Denier de Sextus Pompée.

                                        En revanche, la plupart n'en réchappent pas. La victime la plus célèbre de cette seconde vague de proscriptions est sans conteste Cicéron, poursuivi de la haine implacable de Marc Antoine et de Fulvie (qui lui reprochent entre autres choses ses Philippiques, une série de discours d'une violence extrême prononcés contre eux au Sénat). Le célèbre orateur envisage un temps de s'enfuir en Grèce mais, au final, il se résigne à son sort et est exécuté dans sa villa de Formia. Sa tête et ses mains sont tranchées et rapportées à Marc Antoine, qui les fait exposer sur le forum avant de décréter la fin des proscriptions.   

"Cicéron ayant entendu la troupe que menait Hérennius courir précipitamment dans les allées, fit poser à terre sa litière : et portant la main gauche à son menton, geste qui lui était ordinaire, il regarda les meurtriers d'un œil fixe. Ses cheveux hérissés et poudreux, son visage pâle et défait par une suite de ses chagrins, firent peine à la plupart des soldats mêmes, qui se couvrirent le visage pendant qu'Hérennius l'égorgeait : il avait mis la tête hors de la litière, et présenté la gorge au meurtrier ; il était âgé de soixante-quatre ans. Hérennius, d'après l'ordre qu'avait donné Antoine, lui coupa la tête, et les mains avec lesquelles il avait écrit les Philippiques. C'était le nom que Cicéron avait donné à ses oraisons contre Antoine ; et elles le conservent encore aujourd'hui. " (Plutarque, "Vie des Hommes Illustres - Comparaison De Démosthène Et De Cicéron", IV - 48.)

"La Mort De Cicéron." (Léon Comeleran.)

                                        Il est difficile de déterminer le nombre précis de victimes de ces secondes proscriptions, mais Appien parle de 2000 chevaliers et 300 sénateurs. Quelque soit le compte exact, les conséquences furent déterminantes, et surtout sur le plan politique. Le parti républicain était anéanti, l'aristocratie largement décimée, et l'absence d'opposition permettra quelques années plus tard à Octave d'instaurer le principat. 
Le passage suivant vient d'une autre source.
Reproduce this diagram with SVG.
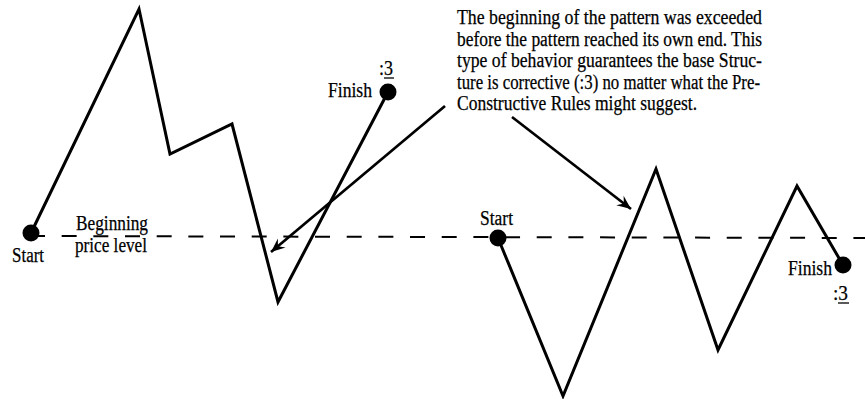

                                        Aucune autre proscription n'aura lieu à Rome, du moins à grande échelle - mais Tibère ou Domitien par exemple y auront recours ponctuellement. Si j'étais pragmatique et cynique, je dirais que ça se comprend: difficile de laisser passer l'occasion de balayer d'un seul coup ses ennemis et de renflouer les caisses...  N'oublions pas, hélas, que des pratiques similaires eurent lieu durant la révolution française ou plus récemment encore durant la dictature en Argentine - pour ne citer que ces deux exemples.